Goodbye pork pie

In northern Peru, women wear wide, pleated, knee-length skirts, often several at a time. I counted five woolen skirts on a woman selling oranges at the Cajamarca market, though it was t-shirt weather. They are usually brightly-colored, often red or blue, and worn with a white blouse and several cardigans. A rectangle of woven fabric is always worn over it, usually to sling a baby at the back, but sometimes for cargo. I stopped to make googly eyes at a tightly-wrapped baby a few days ago, which turned out to be a case of mineral water on its way to market.

Feet are often bare and battered, with blackened or missing toe-nails and callouses from miles of country paths. Others wear sandals made from truck tires, which look oddly flimsy with their thick, bright woolen kneesocks.

Sometimes an alpaca poncho is worn over the layers. The real topper, though, is the hat. In Cajamarca, it’s a statement: a cross between a Texan ten-gallon and Lincoln’s stove pipe, woven tightly from pale straw. It throws shade down to the shoulders and is sensible if somewhat bizarre.
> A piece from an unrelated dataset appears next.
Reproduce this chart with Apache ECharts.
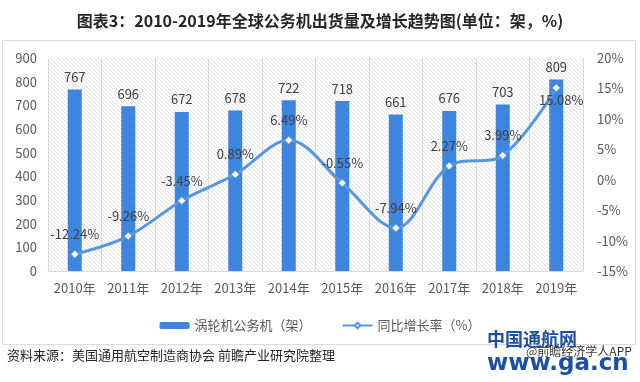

In Ecuador, I saw bowlers, trilbies, fedoras, flat straw boaters, and pork pies, always worn by the women, sometimes by men and children too.

These hats (and by extension the costumes), more than skin color, mark out who is looked down on as an ignorant, dirt-poor ‘indio’, and who gets to be a ‘mestizo’ with better prospects. I’ve listened to men with burnished faces and features that could be carved on a temple wall start sentences with ‘The problem with the indigenous is…’

Here, where resources are so scarce that it counts for a lot, your racial identity can be doffed with a hat.